- **TASK DETAILS**
Leave out the pictures and repeat exactly the lines between the one containing "What seaborn and" and the one containing "import pandas as pd", inclusive.

>> Begin DATASET CONTENT

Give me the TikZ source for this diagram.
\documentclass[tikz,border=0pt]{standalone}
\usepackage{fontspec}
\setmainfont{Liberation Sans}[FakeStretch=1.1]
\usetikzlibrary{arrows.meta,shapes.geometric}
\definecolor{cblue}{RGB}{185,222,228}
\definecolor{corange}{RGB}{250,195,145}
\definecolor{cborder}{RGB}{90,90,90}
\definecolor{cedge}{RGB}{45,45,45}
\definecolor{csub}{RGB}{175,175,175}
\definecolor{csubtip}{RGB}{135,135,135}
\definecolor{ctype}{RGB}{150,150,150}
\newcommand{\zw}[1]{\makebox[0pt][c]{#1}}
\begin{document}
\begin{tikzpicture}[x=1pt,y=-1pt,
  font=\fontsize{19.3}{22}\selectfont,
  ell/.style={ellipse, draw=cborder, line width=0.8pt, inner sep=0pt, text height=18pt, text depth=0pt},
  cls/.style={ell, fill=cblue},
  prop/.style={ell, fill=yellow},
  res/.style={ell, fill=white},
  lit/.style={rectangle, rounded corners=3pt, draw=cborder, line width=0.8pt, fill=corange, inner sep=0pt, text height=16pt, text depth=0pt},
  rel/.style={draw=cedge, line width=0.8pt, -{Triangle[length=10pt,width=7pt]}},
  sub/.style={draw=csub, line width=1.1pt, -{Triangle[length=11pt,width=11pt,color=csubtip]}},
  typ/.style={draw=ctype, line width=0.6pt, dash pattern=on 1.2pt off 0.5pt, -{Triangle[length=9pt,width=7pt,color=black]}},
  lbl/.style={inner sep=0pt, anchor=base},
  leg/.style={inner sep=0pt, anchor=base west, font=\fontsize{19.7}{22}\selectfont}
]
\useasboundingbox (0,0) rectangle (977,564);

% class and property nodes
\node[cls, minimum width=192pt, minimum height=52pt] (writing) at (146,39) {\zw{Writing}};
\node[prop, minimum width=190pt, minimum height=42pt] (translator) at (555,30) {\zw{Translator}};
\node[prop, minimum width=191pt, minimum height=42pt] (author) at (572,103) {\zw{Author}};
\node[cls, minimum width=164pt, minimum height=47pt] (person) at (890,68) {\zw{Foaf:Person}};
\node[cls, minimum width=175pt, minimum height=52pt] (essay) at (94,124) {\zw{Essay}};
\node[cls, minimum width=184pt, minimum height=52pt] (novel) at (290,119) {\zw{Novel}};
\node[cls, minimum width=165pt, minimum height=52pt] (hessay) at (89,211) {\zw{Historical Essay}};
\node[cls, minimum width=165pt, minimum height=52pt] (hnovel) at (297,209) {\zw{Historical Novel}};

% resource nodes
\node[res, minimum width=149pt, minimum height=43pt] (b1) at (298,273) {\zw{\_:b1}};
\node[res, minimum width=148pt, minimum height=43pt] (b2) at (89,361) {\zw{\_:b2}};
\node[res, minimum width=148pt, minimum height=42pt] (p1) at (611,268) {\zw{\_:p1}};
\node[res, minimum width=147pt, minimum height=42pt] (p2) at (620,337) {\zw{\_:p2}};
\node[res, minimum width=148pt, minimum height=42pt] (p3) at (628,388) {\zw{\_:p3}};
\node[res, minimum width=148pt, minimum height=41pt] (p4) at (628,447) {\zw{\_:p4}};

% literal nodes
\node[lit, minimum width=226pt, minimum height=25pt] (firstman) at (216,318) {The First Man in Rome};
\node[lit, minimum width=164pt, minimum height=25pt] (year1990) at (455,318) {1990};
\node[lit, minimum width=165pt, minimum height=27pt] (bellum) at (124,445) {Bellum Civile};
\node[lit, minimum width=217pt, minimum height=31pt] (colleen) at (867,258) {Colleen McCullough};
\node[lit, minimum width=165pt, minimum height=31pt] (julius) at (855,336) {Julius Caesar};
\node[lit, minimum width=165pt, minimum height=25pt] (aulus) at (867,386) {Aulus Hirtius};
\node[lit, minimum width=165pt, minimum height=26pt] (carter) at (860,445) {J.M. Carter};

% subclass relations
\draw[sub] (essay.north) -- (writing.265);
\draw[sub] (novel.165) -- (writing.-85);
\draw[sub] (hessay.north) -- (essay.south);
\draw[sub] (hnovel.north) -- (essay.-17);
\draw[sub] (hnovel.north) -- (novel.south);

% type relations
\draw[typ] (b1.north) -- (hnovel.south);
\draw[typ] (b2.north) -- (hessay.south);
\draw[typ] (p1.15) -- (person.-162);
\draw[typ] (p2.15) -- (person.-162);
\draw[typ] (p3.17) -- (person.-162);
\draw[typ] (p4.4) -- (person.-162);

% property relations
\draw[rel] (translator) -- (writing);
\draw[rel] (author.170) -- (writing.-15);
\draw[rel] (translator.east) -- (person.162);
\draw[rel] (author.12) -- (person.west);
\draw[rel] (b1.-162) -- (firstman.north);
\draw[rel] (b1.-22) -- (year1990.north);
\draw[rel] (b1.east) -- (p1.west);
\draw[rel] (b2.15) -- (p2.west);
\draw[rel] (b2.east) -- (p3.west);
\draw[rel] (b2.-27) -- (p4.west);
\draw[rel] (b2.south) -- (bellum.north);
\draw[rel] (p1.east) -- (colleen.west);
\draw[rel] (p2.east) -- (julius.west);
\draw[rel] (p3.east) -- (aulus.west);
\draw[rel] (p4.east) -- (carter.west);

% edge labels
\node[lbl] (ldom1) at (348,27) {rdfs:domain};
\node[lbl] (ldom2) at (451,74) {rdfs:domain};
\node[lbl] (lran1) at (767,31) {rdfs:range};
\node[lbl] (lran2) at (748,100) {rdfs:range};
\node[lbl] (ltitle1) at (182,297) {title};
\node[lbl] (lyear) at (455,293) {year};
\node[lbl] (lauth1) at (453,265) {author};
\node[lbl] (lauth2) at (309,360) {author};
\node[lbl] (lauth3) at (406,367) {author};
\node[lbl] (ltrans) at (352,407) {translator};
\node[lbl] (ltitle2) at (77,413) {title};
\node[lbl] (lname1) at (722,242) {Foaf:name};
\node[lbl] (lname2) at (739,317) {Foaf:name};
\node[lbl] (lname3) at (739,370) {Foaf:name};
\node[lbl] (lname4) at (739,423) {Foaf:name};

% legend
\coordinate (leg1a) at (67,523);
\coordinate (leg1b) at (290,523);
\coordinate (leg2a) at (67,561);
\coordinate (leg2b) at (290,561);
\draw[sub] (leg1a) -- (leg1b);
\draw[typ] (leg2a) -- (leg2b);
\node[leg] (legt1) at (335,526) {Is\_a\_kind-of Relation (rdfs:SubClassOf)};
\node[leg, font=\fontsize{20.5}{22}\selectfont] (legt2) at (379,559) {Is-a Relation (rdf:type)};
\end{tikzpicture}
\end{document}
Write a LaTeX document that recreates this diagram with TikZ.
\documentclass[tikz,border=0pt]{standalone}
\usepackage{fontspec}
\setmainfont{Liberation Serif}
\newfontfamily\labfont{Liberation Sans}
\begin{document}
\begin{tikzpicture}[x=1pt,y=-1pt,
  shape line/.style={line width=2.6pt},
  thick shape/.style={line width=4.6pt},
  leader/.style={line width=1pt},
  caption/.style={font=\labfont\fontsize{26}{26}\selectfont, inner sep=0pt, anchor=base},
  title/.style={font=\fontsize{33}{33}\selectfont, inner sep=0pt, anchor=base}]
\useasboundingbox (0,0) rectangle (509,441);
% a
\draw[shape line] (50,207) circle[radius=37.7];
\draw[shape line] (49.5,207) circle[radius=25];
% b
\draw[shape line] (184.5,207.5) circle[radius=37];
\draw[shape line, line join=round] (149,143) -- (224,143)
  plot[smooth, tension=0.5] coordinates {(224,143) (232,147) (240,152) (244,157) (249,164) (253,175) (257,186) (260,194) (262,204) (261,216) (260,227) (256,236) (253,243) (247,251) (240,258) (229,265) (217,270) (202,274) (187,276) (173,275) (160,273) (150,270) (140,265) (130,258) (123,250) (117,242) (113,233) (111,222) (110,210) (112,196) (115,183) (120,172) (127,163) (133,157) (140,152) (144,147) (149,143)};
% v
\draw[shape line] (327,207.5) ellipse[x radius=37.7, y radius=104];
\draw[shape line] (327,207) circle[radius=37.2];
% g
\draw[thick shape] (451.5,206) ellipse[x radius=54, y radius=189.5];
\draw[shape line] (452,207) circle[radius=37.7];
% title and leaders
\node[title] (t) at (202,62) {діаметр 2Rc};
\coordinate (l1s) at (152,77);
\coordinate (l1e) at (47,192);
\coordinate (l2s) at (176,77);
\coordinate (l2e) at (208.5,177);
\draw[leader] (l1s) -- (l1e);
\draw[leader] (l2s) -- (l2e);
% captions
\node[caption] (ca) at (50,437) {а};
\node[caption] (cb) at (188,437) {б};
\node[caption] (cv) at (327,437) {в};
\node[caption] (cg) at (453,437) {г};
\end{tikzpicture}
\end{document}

>> End DATASET CONTENT
>> Begin DATASET CONTENT

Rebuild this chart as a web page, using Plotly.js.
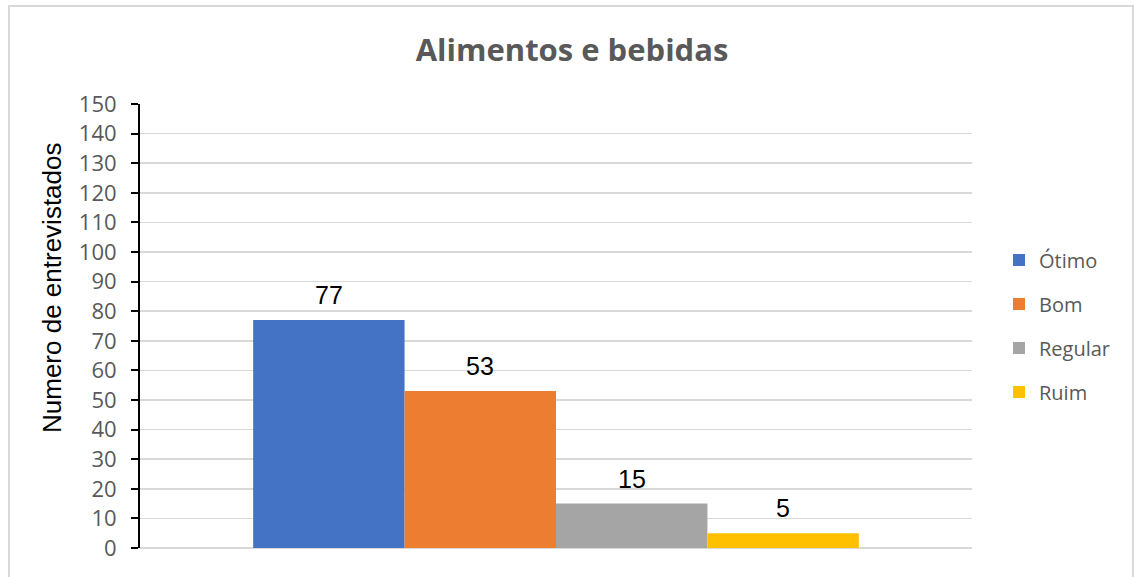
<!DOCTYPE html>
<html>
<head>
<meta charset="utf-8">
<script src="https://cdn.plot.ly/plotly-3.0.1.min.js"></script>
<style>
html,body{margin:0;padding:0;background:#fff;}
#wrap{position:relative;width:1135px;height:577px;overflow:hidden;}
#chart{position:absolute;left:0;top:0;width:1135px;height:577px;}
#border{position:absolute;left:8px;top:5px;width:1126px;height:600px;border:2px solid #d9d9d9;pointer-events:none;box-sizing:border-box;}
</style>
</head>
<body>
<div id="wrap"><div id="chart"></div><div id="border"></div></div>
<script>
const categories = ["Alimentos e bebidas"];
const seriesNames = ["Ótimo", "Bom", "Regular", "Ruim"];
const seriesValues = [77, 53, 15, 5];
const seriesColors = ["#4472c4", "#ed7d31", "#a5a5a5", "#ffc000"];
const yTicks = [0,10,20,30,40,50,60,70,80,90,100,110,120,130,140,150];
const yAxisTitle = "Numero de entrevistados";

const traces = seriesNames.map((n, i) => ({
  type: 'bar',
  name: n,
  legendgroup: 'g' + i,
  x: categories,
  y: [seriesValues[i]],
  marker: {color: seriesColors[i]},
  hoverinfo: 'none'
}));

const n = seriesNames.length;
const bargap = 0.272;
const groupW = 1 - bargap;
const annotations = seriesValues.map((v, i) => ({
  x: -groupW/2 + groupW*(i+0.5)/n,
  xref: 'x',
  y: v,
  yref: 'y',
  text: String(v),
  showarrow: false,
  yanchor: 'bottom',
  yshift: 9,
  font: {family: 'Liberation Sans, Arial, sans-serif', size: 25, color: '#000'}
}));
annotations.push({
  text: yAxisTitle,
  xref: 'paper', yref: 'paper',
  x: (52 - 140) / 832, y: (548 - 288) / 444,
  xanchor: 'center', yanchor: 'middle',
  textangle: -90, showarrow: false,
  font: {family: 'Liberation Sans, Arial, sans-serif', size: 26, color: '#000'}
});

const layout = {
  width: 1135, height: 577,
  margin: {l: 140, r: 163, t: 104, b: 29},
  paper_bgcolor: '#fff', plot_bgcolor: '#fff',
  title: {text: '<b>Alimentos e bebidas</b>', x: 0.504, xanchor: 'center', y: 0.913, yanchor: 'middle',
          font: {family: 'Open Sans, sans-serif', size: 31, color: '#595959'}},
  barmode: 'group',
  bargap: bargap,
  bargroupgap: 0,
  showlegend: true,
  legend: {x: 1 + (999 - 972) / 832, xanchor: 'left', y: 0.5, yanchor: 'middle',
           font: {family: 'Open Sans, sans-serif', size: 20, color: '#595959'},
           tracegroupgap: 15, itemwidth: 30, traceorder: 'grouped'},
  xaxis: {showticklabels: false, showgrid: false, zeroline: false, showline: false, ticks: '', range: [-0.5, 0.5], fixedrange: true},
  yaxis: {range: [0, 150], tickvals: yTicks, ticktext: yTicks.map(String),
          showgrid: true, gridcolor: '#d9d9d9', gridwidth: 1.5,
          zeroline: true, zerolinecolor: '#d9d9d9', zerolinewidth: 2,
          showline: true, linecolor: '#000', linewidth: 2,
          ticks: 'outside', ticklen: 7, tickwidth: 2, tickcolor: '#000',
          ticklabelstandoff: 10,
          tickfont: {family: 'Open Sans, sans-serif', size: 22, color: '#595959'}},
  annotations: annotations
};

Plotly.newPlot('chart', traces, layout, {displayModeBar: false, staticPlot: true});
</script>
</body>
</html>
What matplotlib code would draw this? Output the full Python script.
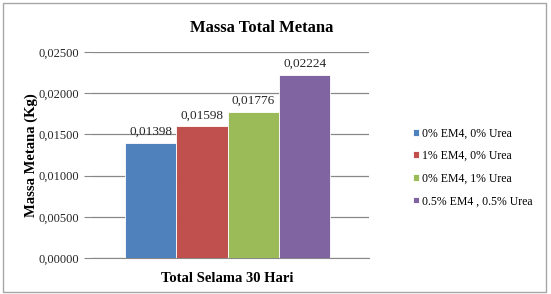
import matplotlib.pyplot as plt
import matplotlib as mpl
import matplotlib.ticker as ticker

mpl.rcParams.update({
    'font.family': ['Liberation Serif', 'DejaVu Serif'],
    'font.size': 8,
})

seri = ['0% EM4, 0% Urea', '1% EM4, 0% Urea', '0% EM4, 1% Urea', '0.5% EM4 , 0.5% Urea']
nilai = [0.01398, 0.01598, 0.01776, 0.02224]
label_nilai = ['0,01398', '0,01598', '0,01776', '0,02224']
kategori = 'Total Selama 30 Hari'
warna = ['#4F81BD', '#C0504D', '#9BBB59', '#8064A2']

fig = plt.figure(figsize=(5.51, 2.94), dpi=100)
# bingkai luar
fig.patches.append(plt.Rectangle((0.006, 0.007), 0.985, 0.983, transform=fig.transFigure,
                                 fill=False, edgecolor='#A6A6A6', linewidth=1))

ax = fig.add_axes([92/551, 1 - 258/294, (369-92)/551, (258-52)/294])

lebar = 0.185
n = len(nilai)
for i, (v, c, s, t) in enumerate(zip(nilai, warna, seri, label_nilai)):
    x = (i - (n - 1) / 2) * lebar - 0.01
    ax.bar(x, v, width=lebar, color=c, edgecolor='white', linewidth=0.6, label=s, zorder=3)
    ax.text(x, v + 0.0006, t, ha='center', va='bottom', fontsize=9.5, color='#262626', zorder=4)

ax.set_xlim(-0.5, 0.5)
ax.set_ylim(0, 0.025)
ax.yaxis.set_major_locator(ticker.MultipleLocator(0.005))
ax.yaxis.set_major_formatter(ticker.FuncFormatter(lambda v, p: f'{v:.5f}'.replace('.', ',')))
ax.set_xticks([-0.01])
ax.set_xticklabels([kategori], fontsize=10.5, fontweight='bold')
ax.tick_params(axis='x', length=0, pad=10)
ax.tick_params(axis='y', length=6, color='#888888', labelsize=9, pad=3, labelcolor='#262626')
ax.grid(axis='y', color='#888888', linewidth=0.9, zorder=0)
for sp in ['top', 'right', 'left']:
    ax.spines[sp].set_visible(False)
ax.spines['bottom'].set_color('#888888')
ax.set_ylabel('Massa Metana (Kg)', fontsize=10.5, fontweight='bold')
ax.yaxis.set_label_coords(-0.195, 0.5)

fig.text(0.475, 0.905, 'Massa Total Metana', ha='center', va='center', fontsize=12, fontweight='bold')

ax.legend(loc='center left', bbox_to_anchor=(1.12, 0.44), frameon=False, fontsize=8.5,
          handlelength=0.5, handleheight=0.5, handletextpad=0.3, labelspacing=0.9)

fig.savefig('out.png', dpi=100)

>> End DATASET CONTENT
>> Begin DATASET CONTENT

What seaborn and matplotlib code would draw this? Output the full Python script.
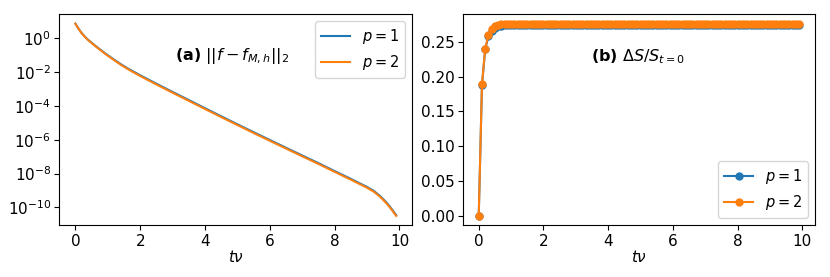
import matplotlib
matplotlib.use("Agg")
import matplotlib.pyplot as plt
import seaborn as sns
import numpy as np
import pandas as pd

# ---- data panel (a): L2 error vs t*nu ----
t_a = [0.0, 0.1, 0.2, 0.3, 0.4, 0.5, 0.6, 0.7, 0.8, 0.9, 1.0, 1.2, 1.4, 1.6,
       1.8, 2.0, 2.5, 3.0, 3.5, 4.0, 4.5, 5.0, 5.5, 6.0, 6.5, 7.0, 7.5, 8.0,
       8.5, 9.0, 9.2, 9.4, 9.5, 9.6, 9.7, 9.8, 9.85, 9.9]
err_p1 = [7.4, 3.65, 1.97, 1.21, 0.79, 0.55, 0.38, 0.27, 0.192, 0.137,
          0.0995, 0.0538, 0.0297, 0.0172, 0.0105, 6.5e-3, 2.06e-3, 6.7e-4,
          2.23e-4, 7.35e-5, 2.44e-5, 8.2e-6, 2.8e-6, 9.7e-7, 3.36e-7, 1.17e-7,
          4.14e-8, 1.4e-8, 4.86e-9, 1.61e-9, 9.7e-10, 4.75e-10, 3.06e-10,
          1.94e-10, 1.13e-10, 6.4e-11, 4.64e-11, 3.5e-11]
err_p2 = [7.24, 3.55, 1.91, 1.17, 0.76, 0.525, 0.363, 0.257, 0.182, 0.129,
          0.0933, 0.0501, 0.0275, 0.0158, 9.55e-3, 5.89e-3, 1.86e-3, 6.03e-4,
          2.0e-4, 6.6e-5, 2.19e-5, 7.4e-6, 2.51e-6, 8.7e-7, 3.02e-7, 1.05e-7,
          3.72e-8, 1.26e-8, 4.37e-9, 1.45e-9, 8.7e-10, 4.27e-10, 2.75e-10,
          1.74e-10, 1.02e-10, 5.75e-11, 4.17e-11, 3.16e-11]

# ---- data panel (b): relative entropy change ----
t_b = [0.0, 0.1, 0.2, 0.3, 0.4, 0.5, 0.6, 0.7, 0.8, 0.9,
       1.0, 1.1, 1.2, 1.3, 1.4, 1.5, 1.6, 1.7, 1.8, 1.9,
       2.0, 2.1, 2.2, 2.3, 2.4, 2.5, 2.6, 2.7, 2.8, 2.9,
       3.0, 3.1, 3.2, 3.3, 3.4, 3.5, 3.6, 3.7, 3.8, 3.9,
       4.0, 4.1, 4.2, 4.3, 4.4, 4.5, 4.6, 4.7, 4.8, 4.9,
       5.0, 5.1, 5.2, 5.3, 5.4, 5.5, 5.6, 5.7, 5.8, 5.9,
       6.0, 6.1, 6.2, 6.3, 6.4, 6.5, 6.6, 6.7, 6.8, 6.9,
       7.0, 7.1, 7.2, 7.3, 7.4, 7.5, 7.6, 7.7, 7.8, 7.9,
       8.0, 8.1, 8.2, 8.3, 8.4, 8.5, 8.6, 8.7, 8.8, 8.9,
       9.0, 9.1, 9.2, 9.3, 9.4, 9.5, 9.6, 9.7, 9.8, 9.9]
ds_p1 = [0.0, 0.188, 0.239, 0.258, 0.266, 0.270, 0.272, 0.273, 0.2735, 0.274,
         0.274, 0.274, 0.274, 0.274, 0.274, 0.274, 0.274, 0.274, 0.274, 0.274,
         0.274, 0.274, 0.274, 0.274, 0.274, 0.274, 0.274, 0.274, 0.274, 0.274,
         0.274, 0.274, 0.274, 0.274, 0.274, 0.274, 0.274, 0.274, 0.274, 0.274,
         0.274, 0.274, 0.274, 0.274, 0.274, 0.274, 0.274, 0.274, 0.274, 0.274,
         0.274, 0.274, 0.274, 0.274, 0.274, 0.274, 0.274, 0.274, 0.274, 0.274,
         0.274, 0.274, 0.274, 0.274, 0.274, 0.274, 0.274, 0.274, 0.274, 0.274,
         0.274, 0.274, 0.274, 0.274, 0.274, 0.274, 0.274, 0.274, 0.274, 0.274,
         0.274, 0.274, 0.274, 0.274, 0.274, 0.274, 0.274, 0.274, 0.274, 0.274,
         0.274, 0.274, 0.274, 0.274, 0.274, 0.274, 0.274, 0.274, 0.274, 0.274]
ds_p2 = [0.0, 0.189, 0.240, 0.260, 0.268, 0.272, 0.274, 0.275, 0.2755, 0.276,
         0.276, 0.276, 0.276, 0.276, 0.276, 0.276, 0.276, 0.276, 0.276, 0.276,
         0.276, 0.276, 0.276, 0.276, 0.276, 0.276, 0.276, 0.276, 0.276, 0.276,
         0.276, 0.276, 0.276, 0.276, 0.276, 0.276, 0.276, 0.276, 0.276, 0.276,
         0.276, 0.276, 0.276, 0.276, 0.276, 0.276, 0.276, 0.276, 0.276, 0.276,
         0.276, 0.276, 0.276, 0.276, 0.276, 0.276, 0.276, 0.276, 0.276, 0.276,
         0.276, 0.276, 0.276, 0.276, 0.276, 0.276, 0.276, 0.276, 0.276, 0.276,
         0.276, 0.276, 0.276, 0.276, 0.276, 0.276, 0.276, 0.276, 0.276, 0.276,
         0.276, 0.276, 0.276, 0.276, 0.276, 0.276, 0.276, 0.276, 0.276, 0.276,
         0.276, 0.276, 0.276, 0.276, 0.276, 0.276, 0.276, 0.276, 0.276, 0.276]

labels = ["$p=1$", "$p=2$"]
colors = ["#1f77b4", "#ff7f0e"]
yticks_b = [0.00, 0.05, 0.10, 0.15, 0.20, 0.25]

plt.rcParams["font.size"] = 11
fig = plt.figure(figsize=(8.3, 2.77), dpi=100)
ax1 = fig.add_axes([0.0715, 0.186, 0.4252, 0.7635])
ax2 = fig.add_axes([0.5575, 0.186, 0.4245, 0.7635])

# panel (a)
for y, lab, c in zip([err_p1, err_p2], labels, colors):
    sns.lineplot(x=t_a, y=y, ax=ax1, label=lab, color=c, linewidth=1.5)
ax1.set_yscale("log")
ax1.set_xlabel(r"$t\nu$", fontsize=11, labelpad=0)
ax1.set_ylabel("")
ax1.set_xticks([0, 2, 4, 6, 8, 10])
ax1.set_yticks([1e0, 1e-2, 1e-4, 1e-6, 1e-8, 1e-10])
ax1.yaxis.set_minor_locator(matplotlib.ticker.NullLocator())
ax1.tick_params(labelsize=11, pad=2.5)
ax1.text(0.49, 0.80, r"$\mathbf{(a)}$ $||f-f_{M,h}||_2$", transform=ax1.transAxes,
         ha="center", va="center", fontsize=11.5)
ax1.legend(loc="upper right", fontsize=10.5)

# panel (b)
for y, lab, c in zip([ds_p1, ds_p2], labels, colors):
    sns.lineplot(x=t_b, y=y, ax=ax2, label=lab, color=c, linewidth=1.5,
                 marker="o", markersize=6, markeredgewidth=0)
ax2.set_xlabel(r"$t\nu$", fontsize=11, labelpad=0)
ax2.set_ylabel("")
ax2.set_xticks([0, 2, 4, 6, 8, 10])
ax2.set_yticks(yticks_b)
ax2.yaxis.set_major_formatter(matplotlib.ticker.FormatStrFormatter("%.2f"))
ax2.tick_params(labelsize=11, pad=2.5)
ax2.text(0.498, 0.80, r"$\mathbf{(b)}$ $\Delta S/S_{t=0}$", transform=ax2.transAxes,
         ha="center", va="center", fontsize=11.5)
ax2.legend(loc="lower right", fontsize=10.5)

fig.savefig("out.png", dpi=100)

>> End DATASET CONTENT

- **EXERCISE RESULT**
What seaborn and matplotlib code would draw this? Output the full Python script.
import matplotlib
matplotlib.use("Agg")
import matplotlib.pyplot as plt
import seaborn as sns
import numpy as np
import pandas as pd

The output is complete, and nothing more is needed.